US-Nationalteam:Elegante Drehung

Deutschland - USA

Torschütze aus der zweiten Liga: Bobby Wood (links) wird von Alfredo Morales beglückwünscht.

(Foto: Maja Hitij/dpa)

Beim 2:1 über Weltmeister Deutschland staunt selbst der Berufsoptimist Jürgen Klinsmann über den Fortschritt der US-Spieler bei ihrem Europa-Kurztrip.

Von Ulrich Hartmann, Köln

Zuerst sprach Jürgen Klinsmann Deutsch. Im schwäbisch gefärbten Tonfall war er um Verharmlosung bemüht. Schon kurz nach dem Schlusspfiff hatte er Bundestrainer Joachim Löw mit einem Schulterzucken eine Geste der Entschuldigung bedeutet. Nun sagte der Trainer der US-Nationalmannschaft: "Das war ein unterhaltsames Spielchen." Es klang, als habe man miteinander Karten gespielt. Dabei war Bedeutsameres geschehen: Die USA, 27. der Weltrangliste, hatten in Köln gegen Deutschland verdient mit 2:1 gewonnen. Klinsmann sagte mit seinem kalifornischsten Lächeln: "Wenn man auswärts beim Weltmeister gewinnt, kann man sich nicht beklagen."

Danach wechselte Klinsmann ins Englische. Nun beantwortete er die Fragen der amerikanischen Journalisten. Sein Sprachzentrum schaltete von Demut auf Begeisterung. "Tremendous" (unglaublich) sei die Leistung seiner Mannschaft gewesen, "pretty exciting" (ziemlich aufregend) habe man das Spiel gestaltet, "thrilled" (begeistert) sei er vom Fortschritt junger Spieler wie des Siegtorschützen Bobby Wood von 1860 München. Klinsmann war von schwäbischer Freundlichkeit ins amerikanische Pathos gewechselt.

Klinsmann wusste natürlich, dass seine vor dem bedeutsamen "Gold-Cup" stehende US-Mannschaft in einem anderen Fitness- und Mentalzustand war als die vor dem Sommerurlaub befindlichen deutschen Weltmeister. Und dennoch: Nach dem 4:3-Sieg am Freitag gegen die Niederlande in Amsterdam, als man einen 1:3-Rückstand drehte und mit zwei Treffern in den letzten vier Minuten noch gewann, sicherten sich die Amerikaner nun auch in Köln gegen Deutschland mit einem späten Tor in der 87. Minute einen Sieg nach einem Rückstand. Die USA haben durch späte Siegtreffer binnen fünf Tagen zuerst beim WM-Dritten und beim Weltmeister gewonnen. Das machte Klinsmann stolz. Man sah es an seinem Lächeln.

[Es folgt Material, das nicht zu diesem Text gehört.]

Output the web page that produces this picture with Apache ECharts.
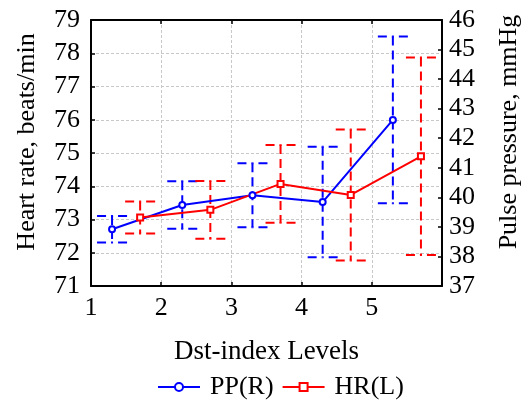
<!DOCTYPE html>
<html>
<head>
<meta charset="utf-8">
<script src="https://cdn.jsdelivr.net/npm/echarts@6/dist/echarts.min.js"></script>
<style>html,body{margin:0;padding:0;background:#fff;}#c{width:530px;height:405px;}</style>
</head>
<body>
<div id="c"></div>
<script>
var xTicks = [1, 2, 3, 4, 5];
var ppX = [1.3, 2.3, 3.3, 4.3, 5.3];
var ppVal = [38.92, 39.74, 40.07, 39.84, 42.62];
var ppErr = [0.45, 0.80, 1.08, 1.87, 2.82];
var hrX = [1.7, 2.7, 3.7, 4.7, 5.7];
var hrVal = [73.06, 73.29, 74.07, 73.74, 74.90];
var hrErr = [0.48, 0.87, 1.17, 1.97, 2.97];

var FONT = 'Liberation Serif';
var chart = echarts.init(document.getElementById('c'), null, {renderer: 'canvas'});

function pairs(xs, ys) { return xs.map(function (x, i) { return [x, ys[i]]; }); }
function errData(xs, ys, es) { return xs.map(function (x, i) { return [x, ys[i] - es[i], ys[i] + es[i]]; }); }

function errRender(color) {
  return function (params, api) {
    var x = api.value(0);
    var lo = api.coord([x, api.value(1)]);
    var hi = api.coord([x, api.value(2)]);
    var hw = 15;
    var st = {stroke: color, lineWidth: 2, lineDash: [9, 5]};
    var mk = function (x1, y1, x2, y2) {
      return {type: 'line', shape: {x1: x1, y1: y1, x2: x2, y2: y2}, style: st, silent: true};
    };
    return {type: 'group', children: [
      mk(hi[0], hi[1], lo[0], lo[1]),
      mk(hi[0] - hw, hi[1], hi[0], hi[1]),
      mk(hi[0] + hw, hi[1], hi[0], hi[1]),
      mk(lo[0] - hw, lo[1], lo[0], lo[1]),
      mk(lo[0] + hw, lo[1], lo[0], lo[1])
    ]};
  };
}

var axisLineStyle = {show: true, lineStyle: {color: '#000', width: 2}};
var tickIn = {show: true, inside: true, length: 4, lineStyle: {color: '#000', width: 1.5}};
var labelStyle = {color: '#000', fontFamily: FONT, fontSize: 26};
var gridLine = {show: true, lineStyle: {color: '#c8c8c8', type: [3, 2], width: 1}};

chart.setOption({
  animation: false,
  backgroundColor: '#fff',
  grid: {left: 91, right: 85, top: 20, bottom: 119},
  legend: {
    bottom: 0, left: 152,
    data: ['PP(R)', 'HR(L)'],
    itemWidth: 42, itemHeight: 10, itemGap: 8,
    textStyle: {color: '#000', fontFamily: FONT, fontSize: 26, padding: [0, 0, 0, 5]}
  },
  xAxis: [{
    type: 'value', min: 1, max: 6, interval: 1,
    name: 'Dst-index Levels', nameLocation: 'middle', nameGap: 52,
    nameTextStyle: {color: '#000', fontFamily: FONT, fontSize: 27},
    axisLine: axisLineStyle, axisTick: tickIn,
    axisLabel: Object.assign({margin: 9, formatter: function (v) { return xTicks.indexOf(v) >= 0 ? String(v) : ''; }}, labelStyle),
    splitLine: gridLine
  }, {
    type: 'value', min: 1, max: 6, interval: 1, position: 'top',
    axisLine: axisLineStyle, axisTick: tickIn, axisLabel: {show: false}, splitLine: {show: false}
  }],
  yAxis: [{
    type: 'value', min: 71, max: 79, interval: 1, position: 'left',
    name: 'Heart rate, beats/min', nameLocation: 'middle', nameGap: 51, nameRotate: 90,
    nameTextStyle: {color: '#000', fontFamily: FONT, fontSize: 26, padding: [0, 0, 0, 22]},
    axisLine: axisLineStyle, axisTick: tickIn,
    axisLabel: Object.assign({margin: 11}, labelStyle),
    splitLine: gridLine
  }, {
    type: 'value', min: 37, max: 46, interval: 1, position: 'right',
    name: 'Pulse pressure, mmHg', nameLocation: 'middle', nameGap: 54, nameRotate: 90,
    nameTextStyle: {color: '#000', fontFamily: FONT, fontSize: 26, padding: [0, 0, 0, 42]},
    axisLine: axisLineStyle, axisTick: tickIn,
    axisLabel: Object.assign({margin: 7}, labelStyle),
    splitLine: {show: false}
  }],
  series: [{
    name: 'PPerr', type: 'custom', xAxisIndex: 0, yAxisIndex: 1,
    data: errData(ppX, ppVal, ppErr), renderItem: errRender('#0000ff'), z: 2
  }, {
    name: 'HRerr', type: 'custom', xAxisIndex: 0, yAxisIndex: 0,
    data: errData(hrX, hrVal, hrErr), renderItem: errRender('#ff0000'), z: 2
  }, {
    name: 'PP(R)', type: 'line', xAxisIndex: 0, yAxisIndex: 1,
    data: pairs(ppX, ppVal), symbol: 'emptyCircle', symbolSize: 6,
    color: '#0000ff', lineStyle: {color: '#0000ff', width: 2},
    itemStyle: {color: '#0000ff', borderWidth: 2}, z: 5
  }, {
    name: 'HR(L)', type: 'line', xAxisIndex: 0, yAxisIndex: 0,
    data: pairs(hrX, hrVal), symbol: 'emptyRect', symbolSize: 6,
    color: '#ff0000', lineStyle: {color: '#ff0000', width: 2},
    itemStyle: {color: '#ff0000', borderWidth: 2}, z: 5
  }]
});
</script>
</body>
</html>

Der Siegtorschütze in beiden Spielen war ausgerechnet ein junger Fußballer, der bei 1860 München für nicht gut genug befunden und im vergangenen Winter ausgeliehen wurde. Vor zweieinhalb Wochen ist Wood mit dem FC Erzgebirge Aue aus der zweiten Liga abgestiegen. Der 22-jährige Stürmer war von Februar bis Mai ins Erzgebirge ausgeliehen, konnte den Abstieg trotz dreier Tore in neun Saisonspielen (und einer anfänglichen achtwöchigen Pause wegen eines Innenbandrisses) nicht verhindern. Dem US-Trainer Klinsmann gilt Wood dennoch als hoffnungsvolles Talent. Beim Siegtreffer in Köln narrte Wood den deutschen Innenverteidiger Shkodran Mustafi in der 87. Minute durch eine elegante Bewegung, bei der er den Ball in der Drehung mitnahm und freie Bahn zum platzierten Schuss hatte.

Klinsmanns Meinung teilen bei 1860 in München offenbar nicht alle. Wood ist auf Sportdirektor Gerhard Poschner so schlecht zu sprechen, dass seine Rückkehr trotz eines Vertrags bis 2016 höchst unwahrscheinlich ist. Ein Verkauf nach Kaiserslautern oder Braunschweig wird im Augenblick als Lösung favorisiert. Derweil muss die DFB-Elf damit klarkommen, dass sie in Köln von einem Stürmer aus der zweiten Liga bezwungen wurde.